Anicich’s observation is also true for the riders Technext spoke to.

The death of identity, of personal identity, hits new intakes almost immediately. Outside malls where agents try to catch their breath waiting for an order to be ready, they’ve taken up new identities calling colleagues by the company branding on their boxes.

As a rider who works for Kwik rode by, the other who works for Jumia calls at him “Kwik, where are you coming from?”

They don’t correct each other or exchange names. They just answer and get on with their jobs.

Asking for the bearest minimum

Sunday, who works for an e-commerce company, became a dispatch rider after a more tedious run at an Indian company, which he said: “did not pay.” He rates his experience with this e-commerce company as “at least it’s better than the former one.”

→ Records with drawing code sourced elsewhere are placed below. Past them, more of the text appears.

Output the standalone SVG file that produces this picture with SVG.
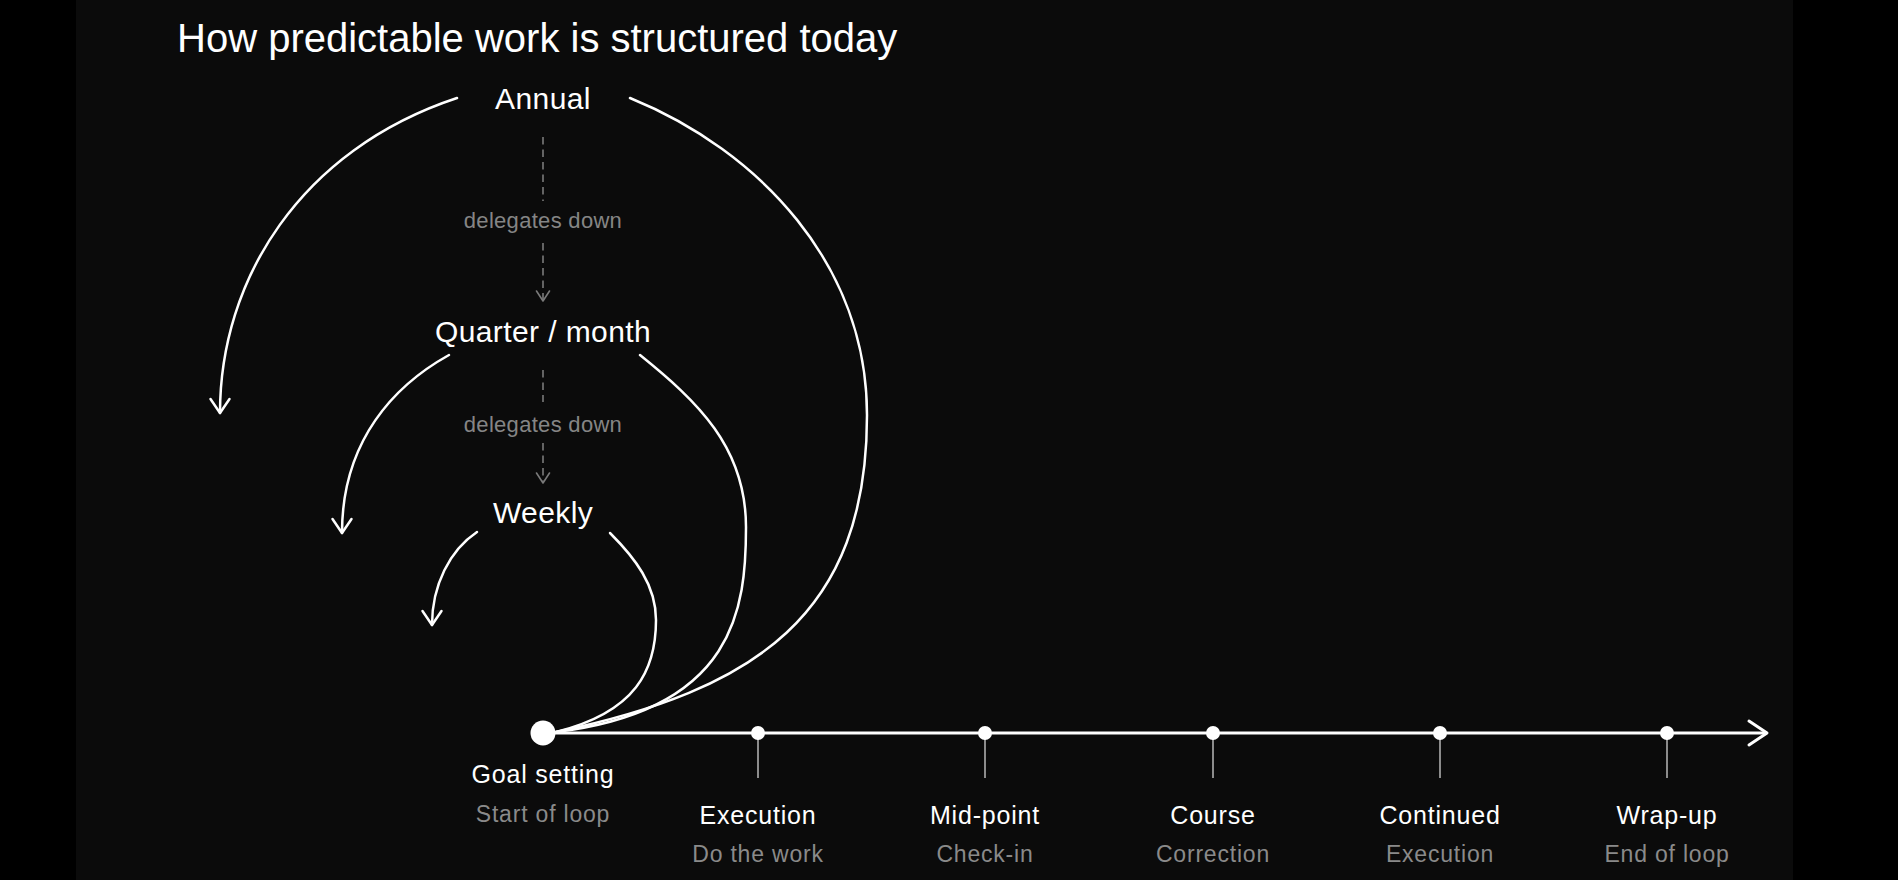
<svg xmlns="http://www.w3.org/2000/svg" width="1898" height="880" viewBox="0 0 1898 880">
  <style>
    text { font-family: "Liberation Sans", Arial, Helvetica, sans-serif; }
    .title { font-size: 40px; fill: #ffffff; }
    .level { font-size: 30px; fill: #ffffff; text-anchor: middle; letter-spacing: 0.4px; }
    .deleg { font-size: 22px; fill: #858585; text-anchor: middle; letter-spacing: 0.3px; }
    .ms { font-size: 25px; fill: #ffffff; text-anchor: middle; letter-spacing: 0.8px; }
    .sub { font-size: 23px; fill: #8a8a8a; text-anchor: middle; letter-spacing: 0.8px; }
    .arc { fill: none; stroke: #ffffff; stroke-width: 2.5; stroke-linecap: round; }
    .dash { fill: none; stroke: #7a7a7a; stroke-width: 1.6; stroke-dasharray: 7.5 5; }
    .tick { stroke: #8c8c8c; stroke-width: 2; }
    .dot { fill: #ffffff; }
  </style>
  <defs>
    <marker id="arrowWhite" markerUnits="userSpaceOnUse" viewBox="-20 -15 25 30" markerWidth="25" markerHeight="30" refX="0" refY="0" orient="auto" overflow="visible">
      <path d="M-14,-9.5 L0,0 L-14,9.5" fill="none" stroke="#ffffff" stroke-width="2.5" stroke-linecap="round" stroke-linejoin="round"/>
    </marker>
    <marker id="arrowTimeline" markerUnits="userSpaceOnUse" viewBox="-25 -15 30 30" markerWidth="30" markerHeight="30" refX="0" refY="0" orient="auto" overflow="visible">
      <path d="M-18,-12 L0,0 L-18,12" fill="none" stroke="#ffffff" stroke-width="3" stroke-linecap="round" stroke-linejoin="round"/>
    </marker>
    <marker id="arrowGray" markerUnits="userSpaceOnUse" viewBox="-12 -8 14 16" markerWidth="14" markerHeight="16" refX="0" refY="0" orient="auto" overflow="visible">
      <path d="M-10,-6.5 L0,0 L-10,6.5" fill="none" stroke="#7a7a7a" stroke-width="1.6" stroke-dasharray="none" stroke-linecap="round" stroke-linejoin="round"/>
    </marker>
  </defs>

  <rect x="0" y="0" width="1898" height="880" fill="#000000"/>
  <rect x="76" y="0" width="1717" height="880" fill="#0b0b0b"/>

  <text id="title" class="title" x="177" y="52">How predictable work is structured today</text>

  <g id="connectors">
    <path class="arc" d="M457,98 C300,150 220,280 220,413" marker-end="url(#arrowWhite)"/>
    <path class="arc" d="M630,98 C760,151 867,265 867,415 C867,615 756,690 556,732"/>
    <path class="arc" d="M449,355 C395,385 342,440 342,533" marker-end="url(#arrowWhite)"/>
    <path class="arc" d="M640,355 C697,401 746,447 746,527 C746,607 736,710 556,732"/>
    <path class="arc" d="M477,532 C450,550 432,585 432,625" marker-end="url(#arrowWhite)"/>
    <path class="arc" d="M610,533 C635,558 656,585 656,620 C656,670 636,712 556,732"/>

    <line class="dash" x1="543" y1="137" x2="543" y2="201"/>
    <line class="dash" x1="543" y1="243" x2="543" y2="301" marker-end="url(#arrowGray)"/>
    <text class="deleg" x="543" y="228">delegates down</text>

    <line class="dash" x1="543" y1="370" x2="543" y2="402"/>
    <line class="dash" x1="543" y1="443" x2="543" y2="483" marker-end="url(#arrowGray)"/>
    <text class="deleg" x="543" y="432">delegates down</text>

    <line x1="543" y1="733" x2="1767" y2="733" stroke="#ffffff" stroke-width="3" marker-end="url(#arrowTimeline)"/>
  </g>

  <g id="node-annual">
    <text class="level" x="543" y="109">Annual</text>
  </g>
  <g id="node-quarter">
    <text class="level" x="543" y="342">Quarter / month</text>
  </g>
  <g id="node-weekly">
    <text class="level" x="543" y="523">Weekly</text>
  </g>

  <g id="node-goal">
    <circle class="dot" cx="543" cy="733" r="12.5"/>
    <text class="ms" x="543" y="783">Goal setting</text>
    <text class="sub" x="543" y="822">Start of loop</text>
  </g>

  <g id="node-execution">
    <line class="tick" x1="758" y1="733" x2="758" y2="778"/>
    <circle class="dot" cx="758" cy="733" r="7"/>
    <text class="ms" x="758" y="824">Execution</text>
    <text class="sub" x="758" y="862">Do the work</text>
  </g>

  <g id="node-midpoint">
    <line class="tick" x1="985" y1="733" x2="985" y2="778"/>
    <circle class="dot" cx="985" cy="733" r="7"/>
    <text class="ms" x="985" y="824">Mid-point</text>
    <text class="sub" x="985" y="862">Check-in</text>
  </g>

  <g id="node-course">
    <line class="tick" x1="1213" y1="733" x2="1213" y2="778"/>
    <circle class="dot" cx="1213" cy="733" r="7"/>
    <text class="ms" x="1213" y="824">Course</text>
    <text class="sub" x="1213" y="862">Correction</text>
  </g>

  <g id="node-continued">
    <line class="tick" x1="1440" y1="733" x2="1440" y2="778"/>
    <circle class="dot" cx="1440" cy="733" r="7"/>
    <text class="ms" x="1440" y="824">Continued</text>
    <text class="sub" x="1440" y="862">Execution</text>
  </g>

  <g id="node-wrapup">
    <line class="tick" x1="1667" y1="733" x2="1667" y2="778"/>
    <circle class="dot" cx="1667" cy="733" r="7"/>
    <text class="ms" x="1667" y="824">Wrap-up</text>
    <text class="sub" x="1667" y="862">End of loop</text>
  </g>
</svg>
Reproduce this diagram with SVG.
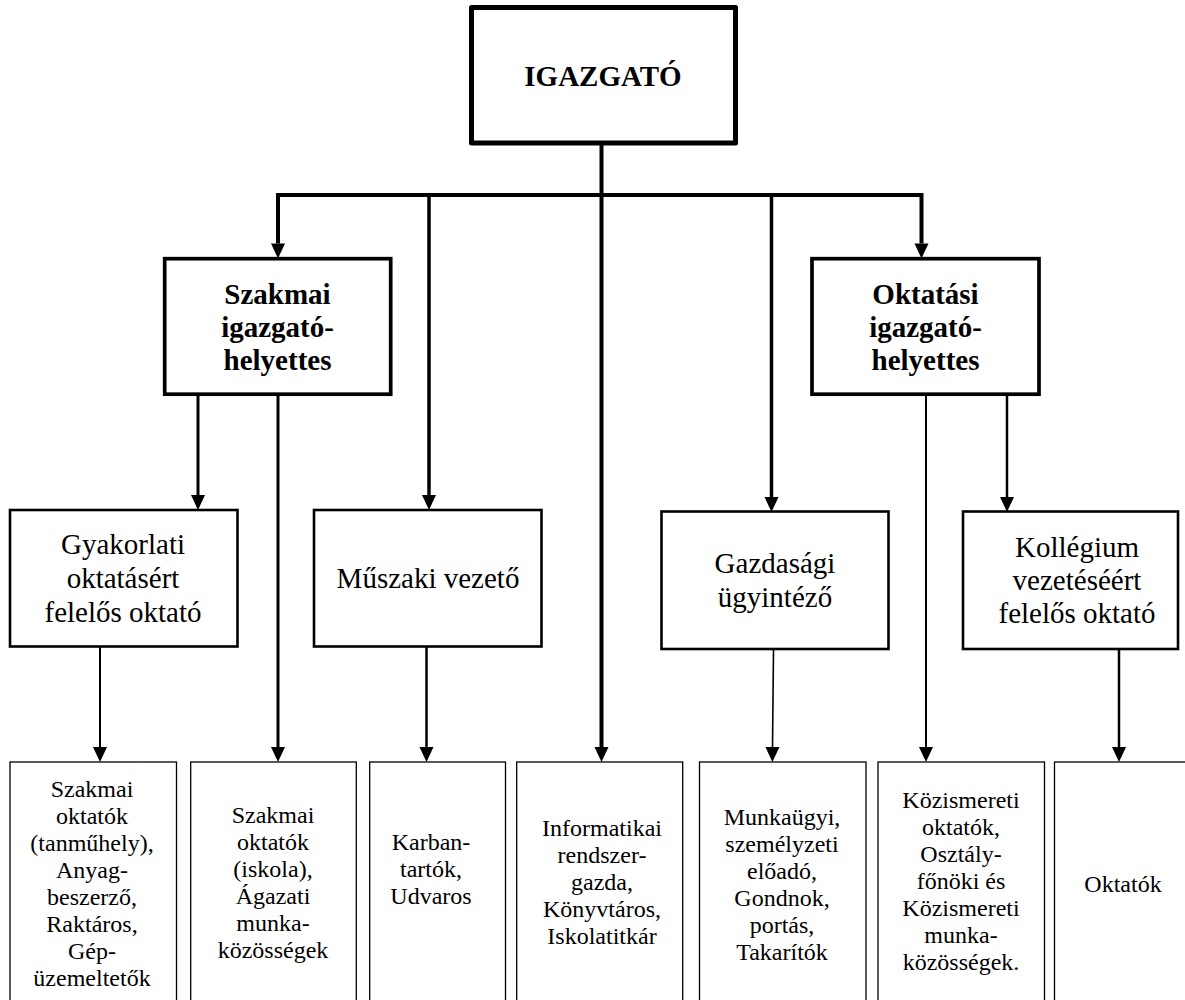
<svg xmlns="http://www.w3.org/2000/svg" width="1185" height="1000" viewBox="0 0 1185 1000" font-family="'Liberation Serif', 'Times New Roman', Times, serif">
<defs>
<style>
text{font-family:'Liberation Serif','Times New Roman',Times,serif}
.t{fill:#000;text-anchor:middle}
.b{font-weight:bold;font-size:29px}
.m{font-size:29px}
.s{font-size:24px}
.box0{fill:#fff;stroke:#000;stroke-width:5;stroke-linejoin:round}
.box1{fill:#fff;stroke:#000;stroke-width:3.7}
.box2{fill:#fff;stroke:#000;stroke-width:2.6}
.box3{fill:#fff;stroke:#000;stroke-width:1.3}
.c{fill:none;stroke:#000;stroke-linejoin:miter}
</style>
<marker id="ah" markerUnits="userSpaceOnUse" markerWidth="16" markerHeight="16" overflow="visible" orient="auto" refX="0" refY="0">
<path d="M0,-7 L15,0 L0,7 Z" fill="#000"/>
</marker>
</defs>
<g id="connectors">
<path class="c" stroke-width="4" d="M601.5,145 V747" marker-end="url(#ah)"/>
<path class="c" stroke-width="4" d="M601.5,195 H278 V243.5" marker-end="url(#ah)"/>
<path class="c" stroke-width="4" d="M601.5,195 H921.5 V243.5" marker-end="url(#ah)"/>
<path class="c" stroke-width="3.5" d="M429,195 V495" marker-end="url(#ah)"/>
<path class="c" stroke-width="3.5" d="M771.5,195 V497" marker-end="url(#ah)"/>
<path class="c" stroke-width="3" d="M198,395 V495" marker-end="url(#ah)"/>
<path class="c" stroke-width="3" d="M278,395 V747" marker-end="url(#ah)"/>
<path class="c" stroke-width="2" d="M926,395 V747" marker-end="url(#ah)"/>
<path class="c" stroke-width="2.5" d="M1007,395 V497" marker-end="url(#ah)"/>
<path class="c" stroke-width="2" d="M100,647 V747" marker-end="url(#ah)"/>
<path class="c" stroke-width="2.5" d="M426.5,647 V747" marker-end="url(#ah)"/>
<path class="c" stroke-width="1.6" d="M773.5,650 L772.5,747" marker-end="url(#ah)"/>
<path class="c" stroke-width="2.5" d="M1119,650 V747" marker-end="url(#ah)"/>
</g>
<g id="igazgato">
<rect class="box0" x="471.5" y="7.5" width="264" height="135.5"/>
<text class="t b" x="603" y="86">IGAZGATÓ</text>
</g>
<g id="szakmai-ih">
<rect class="box1" x="164.7" y="258.7" width="226" height="135.5"/>
<text class="t b" x="277.5" y="304">Szakmai</text>
<text class="t b" x="277.5" y="337">igazgató-</text>
<text class="t b" x="277.5" y="370">helyettes</text>
</g>
<g id="oktatasi-ih">
<rect class="box1" x="812" y="258.7" width="227" height="135.5"/>
<text class="t b" x="925.5" y="304">Oktatási</text>
<text class="t b" x="925.5" y="337">igazgató-</text>
<text class="t b" x="925.5" y="370">helyettes</text>
</g>
<g id="gyakorlati">
<rect class="box2" x="10" y="510" width="227.5" height="136.5"/>
<text class="t m" x="123" y="554">Gyakorlati</text>
<text class="t m" x="123" y="588">oktatásért</text>
<text class="t m" x="123" y="622">felelős oktató</text>
</g>
<g id="muszaki">
<rect class="box2" x="314" y="510" width="227.5" height="136.5"/>
<text class="t m" x="428" y="588">Műszaki vezető</text>
</g>
<g id="gazdasagi">
<rect class="box2" x="661.5" y="511.5" width="227" height="137.5"/>
<text class="t m" x="775" y="573">Gazdasági</text>
<text class="t m" x="775" y="607">ügyintéző</text>
</g>
<g id="kollegium">
<rect class="box2" x="963" y="511.5" width="215" height="137.5"/>
<text class="t m" x="1077" y="557">Kollégium</text>
<text class="t m" x="1077" y="590">vezetéséért</text>
<text class="t m" x="1077" y="623">felelős oktató</text>
</g>
<g id="b1">
<rect class="box3" x="10" y="762" width="166.5" height="260"/>
<text class="t s" x="92" y="797">Szakmai</text>
<text class="t s" x="92" y="824">oktatók</text>
<text class="t s" x="92" y="851">(tanműhely),</text>
<text class="t s" x="92" y="878">Anyag-</text>
<text class="t s" x="92" y="905">beszerző,</text>
<text class="t s" x="92" y="932">Raktáros,</text>
<text class="t s" x="92" y="959">Gép-</text>
<text class="t s" x="92" y="986">üzemeltetők</text>
</g>
<g id="b2">
<rect class="box3" x="190.7" y="762" width="165.6" height="260"/>
<text class="t s" x="273" y="823">Szakmai</text>
<text class="t s" x="273" y="850">oktatók</text>
<text class="t s" x="273" y="877">(iskola),</text>
<text class="t s" x="273" y="904">Ágazati</text>
<text class="t s" x="273" y="931">munka-</text>
<text class="t s" x="273" y="958">közösségek</text>
</g>
<g id="b3">
<rect class="box3" x="369.7" y="762" width="135.8" height="260"/>
<text class="t s" x="431" y="850">Karban-</text>
<text class="t s" x="431" y="877">tartók,</text>
<text class="t s" x="431" y="904">Udvaros</text>
</g>
<g id="b4">
<rect class="box3" x="516.7" y="762" width="166" height="260"/>
<text class="t s" x="602" y="836">Informatikai</text>
<text class="t s" x="602" y="863">rendszer-</text>
<text class="t s" x="602" y="890">gazda,</text>
<text class="t s" x="602" y="917">Könyvtáros,</text>
<text class="t s" x="602" y="944">Iskolatitkár</text>
</g>
<g id="b5">
<rect class="box3" x="699.5" y="762" width="166.5" height="260"/>
<text class="t s" x="782" y="825">Munkaügyi,</text>
<text class="t s" x="782" y="852">személyzeti</text>
<text class="t s" x="782" y="879">előadó,</text>
<text class="t s" x="782" y="906">Gondnok,</text>
<text class="t s" x="782" y="933">portás,</text>
<text class="t s" x="782" y="960">Takarítók</text>
</g>
<g id="b6">
<rect class="box3" x="878" y="762" width="166.5" height="260"/>
<text class="t s" x="961" y="808">Közismereti</text>
<text class="t s" x="961" y="835">oktatók,</text>
<text class="t s" x="961" y="862">Osztály-</text>
<text class="t s" x="961" y="889">főnöki és</text>
<text class="t s" x="961" y="916">Közismereti</text>
<text class="t s" x="961" y="943">munka-</text>
<text class="t s" x="961" y="970">közösségek.</text>
</g>
<g id="b7">
<rect class="box3" x="1054.5" y="762" width="150" height="260"/>
<text class="t s" x="1123" y="892">Oktatók</text>
</g>
</svg>
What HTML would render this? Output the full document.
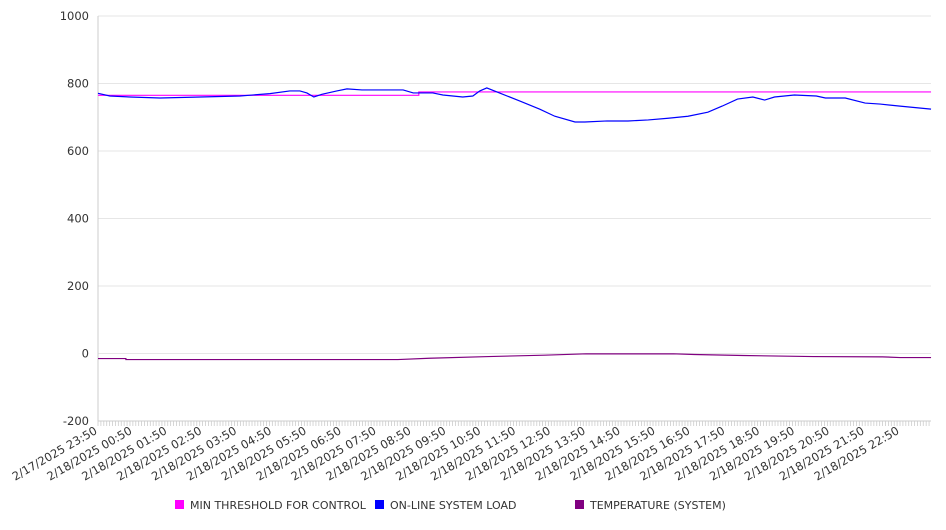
<!DOCTYPE html>
<html><head><meta charset="utf-8"><style>
body{margin:0;background:#fff;font-family:"DejaVu Sans","Liberation Sans",sans-serif;}
svg text{font-family:"DejaVu Sans","Liberation Sans",sans-serif;}
</style></head><body>
<svg id="chart" width="946" height="526" xmlns="http://www.w3.org/2000/svg">
<g id="grid"></g>
<g id="axes"></g>
<g id="series"></g>
<g id="legend">
<rect x="175" y="500" width="9" height="9" fill="#ff00ff"/>
<text x="190" y="509" font-size="11" fill="#333">MIN THRESHOLD FOR CONTROL</text>
<rect x="375" y="500" width="9" height="9" fill="#0000ff"/>
<text x="390" y="509" font-size="11" fill="#333">ON-LINE SYSTEM LOAD</text>
<rect x="575" y="500" width="9" height="9" fill="#800080"/>
<text x="590" y="509" font-size="11" fill="#333">TEMPERATURE (SYSTEM)</text>
</g>
</svg>
<script>
const yTicks=[1000,800,600,400,200,0,-200];
const xLabels=["2/17/2025 23:50","2/18/2025 00:50","2/18/2025 01:50","2/18/2025 02:50","2/18/2025 03:50","2/18/2025 04:50","2/18/2025 05:50","2/18/2025 06:50","2/18/2025 07:50","2/18/2025 08:50","2/18/2025 09:50","2/18/2025 10:50","2/18/2025 11:50","2/18/2025 12:50","2/18/2025 13:50","2/18/2025 14:50","2/18/2025 15:50","2/18/2025 16:50","2/18/2025 17:50","2/18/2025 18:50","2/18/2025 19:50","2/18/2025 20:50","2/18/2025 21:50","2/18/2025 22:50"];
// hours since 2/17 23:50
const loadHours=[0,0.34,0.92,1.78,2.93,4.07,4.93,5.5,5.79,5.99,6.19,6.42,6.85,7.14,7.57,8.17,8.75,9.04,9.6,9.89,10.46,10.75,10.95,11.15,11.44,12.1,12.67,13.1,13.68,13.96,14.6,15.2,15.78,16.35,16.92,17.49,17.9,18.34,18.78,19.12,19.4,19.97,20.6,20.86,21.43,22.0,22.43,23.0,23.89];
const loadValues=[771,763,760,757,760,763,770,778,778,772,760,768,778,784,781,781,781,772,772,766,760,763,778,787,775,748,724,703,686,686,689,689,692,697,703,715,733,754,760,751,760,766,763,757,757,742,739,733,724];
const threshHours=[0,9.2,9.2,23.89];
const threshValues=[765,765,775,775];
const tempHours=[0,0.8,0.8,4,8.6,9.5,11.2,12.8,14.0,16.5,17.1,18.5,20.5,22.5,23.0,23.89];
const tempValues=[-15,-15,-18,-18,-18,-14,-9,-5,-1,-1,-3,-6,-9,-10,-12,-12];

const X0=98,X1=931,PX_PER_HOUR=34.87,Y_TOP=16,Y_BOT=421,VMAX=1000,VMIN=-200;
const xs=h=>X0+h*PX_PER_HOUR;
const ys=v=>Y_TOP+(VMAX-v)/(VMAX-VMIN)*(Y_BOT-Y_TOP);
const NS="http://www.w3.org/2000/svg";
function mk(tag,parent,attrs){const e=document.createElementNS(NS,tag);for(const k in attrs)e.setAttribute(k,attrs[k]);parent.appendChild(e);return e;}
const grid=document.getElementById('grid'),axes=document.getElementById('axes'),series=document.getElementById('series');

yTicks.forEach(v=>{
  const g=mk('line',grid,{x1:X0,x2:X1,y1:ys(v),y2:ys(v),stroke:'#e6e6e6','stroke-width':1});
  
  
  const t=mk('text',axes,{x:89,y:ys(v)+4,'text-anchor':'end','font-size':11.5,fill:'#333'});
  t.textContent=v;
  
  
});
const ya=mk('line',axes,{x1:X0,x2:X0,y1:Y_TOP,y2:Y_BOT,stroke:'#ccc'});


const xa=mk('line',axes,{x1:X0,x2:X1,y1:Y_BOT,y2:Y_BOT,stroke:'#ccc'});


for(let m=0;m*5/60<=23.9;m++){
  const x=xs(m*5/60);
  const tk=mk('line',axes,{x1:x,x2:x,y1:Y_BOT,y2:Y_BOT+5,stroke:'#ccc','stroke-width':0.8});
  
  
}
xLabels.forEach((l,i)=>{
  const x=xs(i);
  const t=mk('text',axes,{x:x,y:Y_BOT+12,'text-anchor':'end','font-size':11.5,fill:'#333',transform:`rotate(-30 ${x} ${Y_BOT+12})`});
  t.textContent=l;
  
  
});
function line(hours,vals,color,name){
  const p=mk('polyline',series,{points:hours.map((h,i)=>xs(h)+','+ys(vals[i])).join(' '),fill:'none',stroke:color,'stroke-width':1.2});
  
  
}
line(threshHours,threshValues,'#ff00ff','threshold-line');
line(tempHours,tempValues,'#800080','temperature-line');
line(loadHours,loadValues,'#0000ff','load-line');
</script>
</body></html>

Looking for beautiful days: The real lives of Lagos dispatch riders
A dispatch rider waits for a customer. Image source: Technext

He is placed on a salary and gets some benefits including lunch. On Christmas, he gets some food items and a salary bonus. No healthcare. No promotions. No outright salary increase. But in his line of work, he knows that is the best that he can get. “They do us good,” he said.

Incentives like that and a stable work-life balance, riders we have spoken to said will be a good place for these companies to start.

Bottom line

As Lagos transforms itself into a more modern society, where people seat in their homes and order everything from homemade banana bread to a washing machine, it’s the delivery riders that make it possible. But the industry that they’ve given so much to, has failed to treat them with basic decency.

These micro-aggressions are not just the cons of their work-life that they can ignore. It’s the work-life itself.